I had a taco chip for lunch (chips, mince beef with peppers and onions, taco sauce and grated cheese). I was disgusted when I was finished and my mouth felt all "fatty". I could see all the fat running about the bottom of the tray... so what better to combat that but a warm chocolate muffin with ice cream split between me and DF.
"Right, that is totally it now!", I said to myself and off we drove back home.
Arriving back at the house, both of us felt sick. I can honestly say that I have never felt so full of complete and utter rubbish. We only had a bowl of All bran for tea.
On the way up the stairs to bed I thought I'd weigh myself. Normally if I'm weighing at home, I weigh wearing my pjs or nightdress but at that point I was wearing my jeans, belt, heavy boots etc but I still couldn't believe my eyes! I was 10lb heavier!!
I'll check that again in the morning I said to myself as I climbed into bed. It was an odd feeling, I had such a brilliant time with DF, just me and him and it wasn't just about eating whatever I wanted, it was just about being together away from all of our usual stresses and responsibilities and yet the scales were scaring me with the news.
I weighed myself the next morning and I had gained 3lb! There it was the shocking truth and cost of my weekend of being off plan.
Yesterday we were still in holiday mode but we ate sensibly.
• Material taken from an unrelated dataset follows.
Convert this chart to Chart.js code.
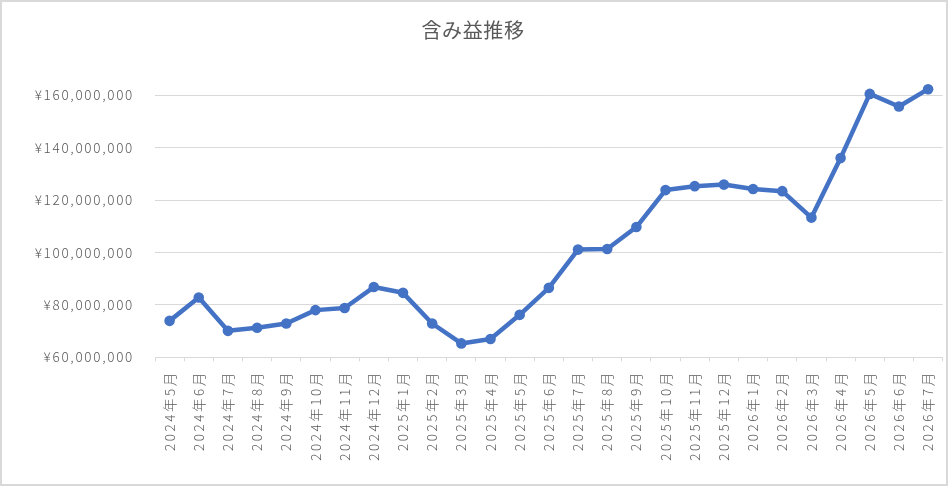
<!DOCTYPE html>
<html>
<head>
<meta charset="utf-8">
<script src="https://cdn.jsdelivr.net/npm/chart.js@4.4.1/dist/chart.umd.min.js"></script>
<style>
  html, body { margin: 0; padding: 0; background: #ffffff; }
  #wrap { width: 948px; height: 486px; position: relative; }
  canvas { display: block; }
</style>
</head>
<body>
<div id="wrap"><canvas id="c" width="948" height="486"></canvas></div>
<script>
const chartTitle = '含み益推移';
const categories = [
  '2024年5月','2024年6月','2024年7月','2024年8月','2024年9月','2024年10月','2024年11月','2024年12月',
  '2025年1月','2025年2月','2025年3月','2025年4月','2025年5月','2025年6月','2025年7月','2025年8月',
  '2025年9月','2025年10月','2025年11月','2025年12月',
  '2026年1月','2026年2月','2026年3月','2026年4月','2026年5月','2026年6月','2026年7月'
];
const unrealizedGain = [
  73900000, 82800000, 70100000, 71300000, 72900000, 78000000, 78800000, 86800000,
  84600000, 72900000, 65300000, 67000000, 76200000, 86500000, 101100000, 101300000,
  109700000, 123800000, 125300000, 125900000,
  124200000, 123400000, 113300000, 136000000, 160500000, 155700000, 162300000
];
const yTickValues = [60000000, 80000000, 100000000, 120000000, 140000000, 160000000];
const yMin = 60000000;
const yMax = 170000000;

const FONT = "'Noto Sans CJK JP', 'Noto Sans', sans-serif";
const TEXT = '#595959';
const GRID = '#d9d9d9';

const spacingPlugin = {
  id: 'spacing',
  afterLayout(chart) {
    const cfg = [['x', 2.5], ['y', 1.7]];
    for (const [id, sp] of cfg) {
      const s = chart.scales[id];
      if (s && !s._spWrapped) {
        const orig = s.drawLabels;
        s.drawLabels = function (area) {
          const c = this.ctx;
          c.save();
          c.letterSpacing = sp + 'px';
          orig.call(this, area);
          c.restore();
        };
        s._spWrapped = true;
      }
    }
    const t = chart.titleBlock;
    if (t && !t._spWrapped) {
      const origT = t.draw;
      t.draw = function (area) {
        const c = this.ctx;
        c.save();
        c.letterSpacing = '0.6px';
        origT.call(this, area);
        c.restore();
      };
      t._spWrapped = true;
    }
  }
};

const framePlugin = {
  id: 'frame',
  beforeDraw(chart) {
    const c = chart.ctx;
    c.save();
    c.fillStyle = '#ffffff';
    c.fillRect(0, 0, chart.width, chart.height);
    c.restore();
  },
  afterDraw(chart) {
    const c = chart.ctx;
    c.save();
    c.strokeStyle = GRID;
    c.lineWidth = 2;
    c.strokeRect(1, 1, chart.width - 2, chart.height - 2);
    c.restore();
  }
};

new Chart(document.getElementById('c'), {
  type: 'line',
  data: {
    labels: categories,
    datasets: [{
      data: unrealizedGain,
      borderColor: '#4472C4',
      backgroundColor: '#4472C4',
      borderWidth: 4.5,
      borderJoinStyle: 'round',
      borderCapStyle: 'round',
      pointRadius: 5.3,
      pointHoverRadius: 5.3,
      pointBackgroundColor: '#4472C4',
      pointBorderWidth: 0,
      tension: 0,
      fill: false
    }]
  },
  options: {
    responsive: false,
    animation: false,
    devicePixelRatio: 1,
    layout: { padding: { left: 0, right: 2, top: 0, bottom: 0 } },
    plugins: {
      legend: { display: false },
      tooltip: { enabled: false },
      title: {
        display: true,
        text: chartTitle,
        color: TEXT,
        font: { family: FONT, size: 20, weight: 'normal', lineHeight: 1.2 },
        padding: { top: 18, bottom: 27 }
      }
    },
    scales: {
      x: {
        type: 'category',
        offset: true,
        grid: {
          offset: true,
          drawOnChartArea: false,
          drawTicks: true,
          tickLength: 4,
          tickColor: GRID,
          tickWidth: 1
        },
        border: { display: true, color: GRID, width: 1 },
        ticks: {
          autoSkip: false,
          minRotation: 90,
          maxRotation: 90,
          padding: 9,
          color: TEXT,
          font: { family: FONT, size: 13.5, weight: 300 }
        },
        afterFit(scale) {
          scale.height = 128.7;
          scale.paddingLeft = 0;
          scale.paddingRight = 0;
        }
      },
      y: {
        type: 'linear',
        min: yMin,
        max: yMax,
        grid: { color: GRID, lineWidth: 1, drawTicks: false },
        border: { display: false },
        ticks: {
          padding: 21,
          color: TEXT,
          font: { family: FONT, size: 13.5, weight: 300 },
          callback: (v) => '¥' + Number(v).toLocaleString('en-US')
        },
        afterBuildTicks(scale) {
          scale.ticks = yTickValues.map(v => ({ value: v }));
        },
        afterFit(scale) {
          scale.width = 155;
          scale.paddingTop = 0;
          scale.paddingBottom = 0;
        }
      }
    }
  },
  plugins: [spacingPlugin, framePlugin]
});
</script>
</body>
</html>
Cereal for breakfast, crusts away sandwich for lunch and chicken kebab and salad for tea out at a restaurant.
I weighed myself again this morning and think it's down now to a 2.5lb gain... so I reckon it'll be a miracle if I at best STS this week but more likely to have a gain.
So there it is... I thought I was a changed woman and that WW had taught me new eating habits but apparently not. Still, I had a damn good time while I was away and that's what matters most!